E quali sono i pesi e i contrappesi da valutare in un testo perché si regga in piedi e resti pure ben saldo?
Posso dirti come ho fatto io. Ho preso alcuni punti fissi. Di uno abbiamo già parlato, ed è l’altezza di sguardo. Il secondo è stato per me l’unità di luogo, e la precisione nella descrizione degli spazi. La casa è esistita davvero, ed è esattamente come descritta nel romanzo. Qui hai già pesi e contrappesi: decidi di raccontare un fallimento, ma lo fai raccontare a una bambina. C’è già l’antidoto alla lagna. Idem per la casa: giuri fedeltà a una planimetria, e poi in quelle stanze fai soffiare sempre un gran vento che scombina tutto.

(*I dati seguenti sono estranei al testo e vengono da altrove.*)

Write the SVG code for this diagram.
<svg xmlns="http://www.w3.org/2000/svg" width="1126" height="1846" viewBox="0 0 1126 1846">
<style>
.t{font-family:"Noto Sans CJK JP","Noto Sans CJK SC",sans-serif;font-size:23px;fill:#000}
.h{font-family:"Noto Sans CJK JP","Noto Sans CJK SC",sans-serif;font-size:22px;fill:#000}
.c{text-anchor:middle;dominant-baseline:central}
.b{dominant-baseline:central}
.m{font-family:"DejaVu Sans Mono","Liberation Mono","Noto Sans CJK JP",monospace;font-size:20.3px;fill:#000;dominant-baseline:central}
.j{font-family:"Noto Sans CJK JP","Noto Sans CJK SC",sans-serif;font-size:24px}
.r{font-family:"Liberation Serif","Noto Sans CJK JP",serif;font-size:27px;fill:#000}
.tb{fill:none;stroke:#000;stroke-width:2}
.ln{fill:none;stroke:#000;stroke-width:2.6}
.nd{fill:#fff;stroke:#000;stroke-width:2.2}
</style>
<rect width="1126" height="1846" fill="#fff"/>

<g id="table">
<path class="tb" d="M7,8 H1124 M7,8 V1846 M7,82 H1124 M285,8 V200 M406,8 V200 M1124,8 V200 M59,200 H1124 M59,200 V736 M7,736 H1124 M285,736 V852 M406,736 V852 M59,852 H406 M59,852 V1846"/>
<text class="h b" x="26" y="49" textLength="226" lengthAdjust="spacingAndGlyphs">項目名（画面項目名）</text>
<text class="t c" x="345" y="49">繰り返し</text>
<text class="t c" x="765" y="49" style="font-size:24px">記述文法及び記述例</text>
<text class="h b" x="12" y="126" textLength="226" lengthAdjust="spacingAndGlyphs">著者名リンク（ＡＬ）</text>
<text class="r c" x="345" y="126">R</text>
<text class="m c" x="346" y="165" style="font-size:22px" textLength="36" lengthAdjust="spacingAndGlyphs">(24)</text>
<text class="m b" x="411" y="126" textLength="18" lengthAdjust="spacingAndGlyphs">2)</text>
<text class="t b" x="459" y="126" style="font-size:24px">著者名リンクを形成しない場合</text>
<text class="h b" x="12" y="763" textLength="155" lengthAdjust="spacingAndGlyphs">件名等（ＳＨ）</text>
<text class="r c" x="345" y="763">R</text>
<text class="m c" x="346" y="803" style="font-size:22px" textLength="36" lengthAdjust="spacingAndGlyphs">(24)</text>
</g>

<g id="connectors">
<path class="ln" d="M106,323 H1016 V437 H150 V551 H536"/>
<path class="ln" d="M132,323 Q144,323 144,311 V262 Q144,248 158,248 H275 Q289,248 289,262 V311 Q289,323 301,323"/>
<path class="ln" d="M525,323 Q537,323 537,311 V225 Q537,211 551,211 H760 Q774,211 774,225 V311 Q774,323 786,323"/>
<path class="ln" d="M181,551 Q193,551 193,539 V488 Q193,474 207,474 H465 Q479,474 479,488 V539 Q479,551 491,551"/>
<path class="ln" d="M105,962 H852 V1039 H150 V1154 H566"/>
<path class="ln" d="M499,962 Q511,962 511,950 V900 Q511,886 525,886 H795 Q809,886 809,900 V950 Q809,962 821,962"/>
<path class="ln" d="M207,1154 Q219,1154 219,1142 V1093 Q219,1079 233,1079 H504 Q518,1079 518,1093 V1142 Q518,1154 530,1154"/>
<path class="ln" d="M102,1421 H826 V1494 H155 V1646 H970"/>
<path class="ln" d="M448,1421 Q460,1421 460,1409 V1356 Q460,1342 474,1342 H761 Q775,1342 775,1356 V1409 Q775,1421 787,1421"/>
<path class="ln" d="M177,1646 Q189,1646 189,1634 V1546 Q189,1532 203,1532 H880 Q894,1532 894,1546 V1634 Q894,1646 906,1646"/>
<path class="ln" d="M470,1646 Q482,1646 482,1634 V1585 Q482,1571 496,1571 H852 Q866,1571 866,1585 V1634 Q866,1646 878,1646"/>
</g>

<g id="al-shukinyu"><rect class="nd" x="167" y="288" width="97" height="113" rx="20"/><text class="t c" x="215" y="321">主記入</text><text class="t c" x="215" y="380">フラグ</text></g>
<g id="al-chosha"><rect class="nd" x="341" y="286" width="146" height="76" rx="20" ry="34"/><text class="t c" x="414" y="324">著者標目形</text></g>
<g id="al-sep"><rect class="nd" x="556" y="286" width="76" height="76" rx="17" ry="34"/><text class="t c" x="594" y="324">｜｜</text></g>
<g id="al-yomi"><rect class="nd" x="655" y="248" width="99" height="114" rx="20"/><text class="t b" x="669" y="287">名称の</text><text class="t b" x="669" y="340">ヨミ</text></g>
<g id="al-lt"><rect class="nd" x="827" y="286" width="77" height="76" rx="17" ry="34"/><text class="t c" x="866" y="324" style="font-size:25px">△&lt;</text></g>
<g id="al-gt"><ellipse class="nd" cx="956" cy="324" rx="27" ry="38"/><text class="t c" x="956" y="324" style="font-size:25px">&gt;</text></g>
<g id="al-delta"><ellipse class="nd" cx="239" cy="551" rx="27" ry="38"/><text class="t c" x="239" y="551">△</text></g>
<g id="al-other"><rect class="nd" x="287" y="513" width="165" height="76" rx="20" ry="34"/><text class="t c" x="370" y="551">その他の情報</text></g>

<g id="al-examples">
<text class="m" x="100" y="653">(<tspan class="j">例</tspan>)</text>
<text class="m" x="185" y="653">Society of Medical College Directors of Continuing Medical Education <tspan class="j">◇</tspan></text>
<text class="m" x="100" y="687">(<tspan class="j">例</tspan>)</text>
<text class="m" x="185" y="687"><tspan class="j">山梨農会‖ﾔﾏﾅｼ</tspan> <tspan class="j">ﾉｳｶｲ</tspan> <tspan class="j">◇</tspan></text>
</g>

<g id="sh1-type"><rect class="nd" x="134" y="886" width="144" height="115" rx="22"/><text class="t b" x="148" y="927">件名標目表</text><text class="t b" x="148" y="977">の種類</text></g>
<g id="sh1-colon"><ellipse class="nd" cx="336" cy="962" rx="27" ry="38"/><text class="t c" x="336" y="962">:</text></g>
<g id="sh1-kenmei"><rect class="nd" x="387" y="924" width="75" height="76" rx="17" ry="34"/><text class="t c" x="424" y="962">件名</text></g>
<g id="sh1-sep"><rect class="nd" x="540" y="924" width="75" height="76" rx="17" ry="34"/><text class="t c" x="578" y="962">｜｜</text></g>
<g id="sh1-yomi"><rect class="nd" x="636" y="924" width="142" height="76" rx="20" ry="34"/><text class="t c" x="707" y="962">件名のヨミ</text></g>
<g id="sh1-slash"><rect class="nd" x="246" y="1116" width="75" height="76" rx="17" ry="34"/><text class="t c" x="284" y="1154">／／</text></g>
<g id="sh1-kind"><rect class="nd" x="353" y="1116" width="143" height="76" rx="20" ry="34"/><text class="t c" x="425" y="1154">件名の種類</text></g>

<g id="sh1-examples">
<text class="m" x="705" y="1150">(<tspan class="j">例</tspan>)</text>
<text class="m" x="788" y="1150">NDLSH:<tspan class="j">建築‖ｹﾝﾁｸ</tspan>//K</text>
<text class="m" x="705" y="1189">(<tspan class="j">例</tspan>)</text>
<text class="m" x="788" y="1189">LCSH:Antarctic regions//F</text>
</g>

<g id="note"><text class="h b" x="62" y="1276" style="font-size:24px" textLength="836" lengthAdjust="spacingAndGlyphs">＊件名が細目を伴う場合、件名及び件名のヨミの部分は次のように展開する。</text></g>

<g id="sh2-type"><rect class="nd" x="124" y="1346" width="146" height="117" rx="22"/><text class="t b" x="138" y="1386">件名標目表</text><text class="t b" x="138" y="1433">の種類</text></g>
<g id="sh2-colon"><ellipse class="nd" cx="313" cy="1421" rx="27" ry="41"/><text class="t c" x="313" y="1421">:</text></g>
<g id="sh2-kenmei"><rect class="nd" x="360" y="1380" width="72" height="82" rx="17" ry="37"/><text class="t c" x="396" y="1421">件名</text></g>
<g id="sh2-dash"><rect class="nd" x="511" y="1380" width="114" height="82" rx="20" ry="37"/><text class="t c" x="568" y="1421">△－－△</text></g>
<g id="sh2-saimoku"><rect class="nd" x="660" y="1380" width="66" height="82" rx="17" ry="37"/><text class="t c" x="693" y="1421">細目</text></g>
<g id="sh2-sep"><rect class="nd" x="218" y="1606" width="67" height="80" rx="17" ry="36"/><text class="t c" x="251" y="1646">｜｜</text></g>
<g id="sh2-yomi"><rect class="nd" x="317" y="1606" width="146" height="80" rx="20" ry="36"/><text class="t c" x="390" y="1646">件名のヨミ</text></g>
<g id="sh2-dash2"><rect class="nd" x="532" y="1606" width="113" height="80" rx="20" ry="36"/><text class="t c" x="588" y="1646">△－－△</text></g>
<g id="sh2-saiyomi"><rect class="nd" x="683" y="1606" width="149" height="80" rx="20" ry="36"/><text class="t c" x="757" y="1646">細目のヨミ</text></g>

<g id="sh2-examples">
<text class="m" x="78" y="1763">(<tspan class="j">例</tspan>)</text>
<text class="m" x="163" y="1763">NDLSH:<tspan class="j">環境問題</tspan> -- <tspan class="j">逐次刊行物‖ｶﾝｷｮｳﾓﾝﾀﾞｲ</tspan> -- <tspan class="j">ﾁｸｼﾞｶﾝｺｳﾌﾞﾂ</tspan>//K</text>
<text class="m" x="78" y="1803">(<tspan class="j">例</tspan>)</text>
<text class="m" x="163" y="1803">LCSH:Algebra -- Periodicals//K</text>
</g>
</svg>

Trovi qualche parallelo con imprese architettoniche andate in fumo, o meglio, in pezzi senza volerlo?
Tutto va in pezzi senza volerlo, a volte d’improvviso e fragorosamente, a volte piano piano. Tutto crolla, in fondo, per le stesse cinque o sei leggi universali. Vale per edifici, libri, matrimoni, governi. Su tutto impera poi la più antipatica delle leggi: la forza di gravità. Le opinioni sono opinioni, ma alla fine decide la materia. Sempre.

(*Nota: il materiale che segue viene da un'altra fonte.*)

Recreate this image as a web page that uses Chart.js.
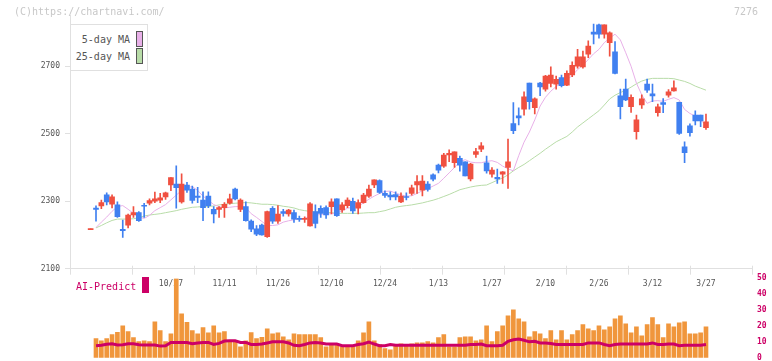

Com’è nato il titolo del tuo libro?
Da un testa a testa con la mia editor, Giulia Ichino. Io avevo in mente “Trinitrina”. È uno dei nomi della nitroglicerina, ed è il nome della barca che il padre costruisce nel seminterrato (oltretutto prendendo male le misure, con il risultato che per far uscire la barca dovranno abbattere un muro portante).

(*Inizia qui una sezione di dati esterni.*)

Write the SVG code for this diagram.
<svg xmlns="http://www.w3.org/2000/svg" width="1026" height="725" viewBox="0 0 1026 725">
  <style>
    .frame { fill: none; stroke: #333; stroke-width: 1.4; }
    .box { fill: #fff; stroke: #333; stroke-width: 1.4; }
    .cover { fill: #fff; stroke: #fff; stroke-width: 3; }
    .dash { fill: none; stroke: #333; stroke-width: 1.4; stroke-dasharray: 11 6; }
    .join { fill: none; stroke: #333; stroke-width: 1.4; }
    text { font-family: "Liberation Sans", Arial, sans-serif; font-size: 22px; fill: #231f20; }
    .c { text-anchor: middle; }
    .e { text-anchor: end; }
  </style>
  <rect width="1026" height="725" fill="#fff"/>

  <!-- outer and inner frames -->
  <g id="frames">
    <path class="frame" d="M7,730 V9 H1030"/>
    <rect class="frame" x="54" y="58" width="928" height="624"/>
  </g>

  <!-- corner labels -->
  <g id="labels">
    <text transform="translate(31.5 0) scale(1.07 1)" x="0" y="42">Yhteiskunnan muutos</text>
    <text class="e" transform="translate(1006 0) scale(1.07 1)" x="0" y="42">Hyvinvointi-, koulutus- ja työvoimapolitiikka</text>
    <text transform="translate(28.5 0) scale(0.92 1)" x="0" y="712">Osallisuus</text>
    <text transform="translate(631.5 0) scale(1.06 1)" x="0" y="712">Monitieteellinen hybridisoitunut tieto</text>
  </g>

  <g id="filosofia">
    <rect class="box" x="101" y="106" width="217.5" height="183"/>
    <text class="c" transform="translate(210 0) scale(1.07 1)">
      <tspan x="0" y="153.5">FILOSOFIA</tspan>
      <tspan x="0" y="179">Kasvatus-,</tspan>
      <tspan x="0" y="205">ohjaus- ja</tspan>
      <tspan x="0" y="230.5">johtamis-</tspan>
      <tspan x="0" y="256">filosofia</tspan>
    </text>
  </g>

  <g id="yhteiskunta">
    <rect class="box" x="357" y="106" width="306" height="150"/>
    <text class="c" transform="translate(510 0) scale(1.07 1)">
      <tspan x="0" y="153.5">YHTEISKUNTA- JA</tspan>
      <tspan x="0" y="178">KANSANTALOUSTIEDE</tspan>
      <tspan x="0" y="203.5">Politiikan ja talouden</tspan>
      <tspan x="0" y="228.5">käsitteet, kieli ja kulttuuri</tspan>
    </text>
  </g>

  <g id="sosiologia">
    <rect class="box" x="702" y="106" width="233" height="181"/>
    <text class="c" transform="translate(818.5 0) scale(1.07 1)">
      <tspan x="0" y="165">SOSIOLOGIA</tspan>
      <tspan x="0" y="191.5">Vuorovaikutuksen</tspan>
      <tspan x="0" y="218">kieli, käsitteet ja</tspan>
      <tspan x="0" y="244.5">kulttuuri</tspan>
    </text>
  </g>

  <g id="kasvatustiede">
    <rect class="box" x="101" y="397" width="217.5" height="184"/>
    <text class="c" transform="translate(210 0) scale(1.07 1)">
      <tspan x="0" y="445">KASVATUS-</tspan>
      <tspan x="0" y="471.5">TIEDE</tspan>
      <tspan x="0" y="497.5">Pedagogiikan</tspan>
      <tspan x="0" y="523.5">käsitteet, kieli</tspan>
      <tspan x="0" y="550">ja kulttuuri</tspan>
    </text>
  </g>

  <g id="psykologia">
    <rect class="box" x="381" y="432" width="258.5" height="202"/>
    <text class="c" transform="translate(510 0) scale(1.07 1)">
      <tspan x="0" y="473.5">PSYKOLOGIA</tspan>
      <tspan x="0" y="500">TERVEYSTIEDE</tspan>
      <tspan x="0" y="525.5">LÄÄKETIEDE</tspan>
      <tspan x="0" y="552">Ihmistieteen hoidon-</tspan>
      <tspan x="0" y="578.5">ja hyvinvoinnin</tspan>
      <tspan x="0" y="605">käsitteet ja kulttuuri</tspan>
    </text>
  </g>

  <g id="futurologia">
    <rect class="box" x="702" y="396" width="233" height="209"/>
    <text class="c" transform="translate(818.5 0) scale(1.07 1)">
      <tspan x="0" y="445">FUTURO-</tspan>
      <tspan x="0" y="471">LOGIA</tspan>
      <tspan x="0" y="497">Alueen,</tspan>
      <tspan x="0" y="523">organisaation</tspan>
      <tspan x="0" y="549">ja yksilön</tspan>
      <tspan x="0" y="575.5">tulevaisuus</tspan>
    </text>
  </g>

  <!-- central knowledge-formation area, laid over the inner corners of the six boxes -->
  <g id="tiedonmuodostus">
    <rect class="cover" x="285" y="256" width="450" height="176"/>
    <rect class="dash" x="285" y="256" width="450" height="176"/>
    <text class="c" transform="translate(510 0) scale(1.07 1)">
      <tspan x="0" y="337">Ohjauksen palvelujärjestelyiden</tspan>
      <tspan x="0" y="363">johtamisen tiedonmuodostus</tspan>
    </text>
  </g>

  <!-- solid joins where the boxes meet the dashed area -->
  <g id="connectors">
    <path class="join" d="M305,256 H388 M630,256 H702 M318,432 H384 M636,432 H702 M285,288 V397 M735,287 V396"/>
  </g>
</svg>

La mia editor aveva un’idea diversa. Un giorno mi ha messo sotto il naso l’indice del romanzo, con i titoli di ogni capitolo. Era indiscutibilmente una planimetria. Solo che invece di disegnarla io l’avevo raccontata.
Che caratteristiche deve avere un testo, un racconto o un romanzo, perché faccia breccia nel tuo cuore di lettrice?
Dev’essere scritto bene. Per “bene” intendo che devo alzarmi in piedi a metà pagina e pensare: “ma come cazzo hai fatto?”. Poi certo: la trama la storia la struttura e tutto quello che vi pare. Ma se è scritto bene io mi appassiono anche al bugiardino dell’aspirina.
Che rapporto hai con i social?
Altalenante. Mi diverto, mi annoio velocemente, mi posto e mi pento.
Anche qui vale la regola di ogni parola scritta: siamo certi che tutto quello che pensiamo sia davvero così interessante da essere condiviso? Io rivaluterei anche la vecchia abitudine di parlare al gatto, ogni tanto.
Cosa significa per te comunicare?
Domanda difficile. In breve: tracciare una mappa, segnare un percorso, accorciare le distanze.
Che consiglio daresti a chi vuole mettere le mani in pasta della scrittura professionale?
Dipende da moltissimi fattori. Da oltre dieci anni curo una collana di monografie di architettura. Ho volutamente eliminato qualsiasi testo: prendo un edificio e lo smonto completamente di pagina in pagina, dal tetto all’ultimo giunto. Un tentativo di spiegare l’architettura usando i suoi stessi strumenti: piante, sezioni, prospetti. In qualche modo si tratta di scrittura professionale. Ma non uso una parola.
Prima di salutarci, l’ultimo libro che hai letto e che ti è piaciuto e un libro del quale non puoi fare a meno.
Ultimo libro: il Ciarlatano di Isaac Singer. Un libro grottesco, comico, a tratti terribile. E attualissimo. Oggi il protagonista sarebbe definito un narcisista patologico. Singer ne da una definizione più precisa: semplicemente un ciarlatano. Ne sono pieni i social, per tornare alla domanda precedente.
Il libro del quale non potrei più fare a meno è quello che ho appena scritto. Volente o nolente, e bello o brutto che sia, è una parte di me che ha preso il largo.
Grate per questa navigazione a vele e pagine spiegate, ci rincresce di essere già alla fine di questa intervista! Staremmo ore ad ascoltare Lia e a leggere le sue parole limpide e intense, sempre capaci di far luce dove necessario.
Se i romanzi d’esordio risultano spesso indispensabili per chi li ha scritti, in questo caso, vale lo stesso per noi che abbiamo letto Planimetria di una famiglia felice. Incantate di entrare nel mondo magico e vivido di un’infanzia sottosopra, facciamo fatica a prendere le distanze dalla Nana, dal cane Pippo, dalla carrellata di figure surreali e straordinarie che danno vita a una vicenda familiare fuori dagli schemi.
E visto che di planimetria si tratta, a nostro avviso l’unità di misura di questa bella storia sta anche nella sua scrittura, nel tocco lieve ma a tratti iperbolico che percorre ogni pagina di questo libro. That’s ammore: grazie Lia!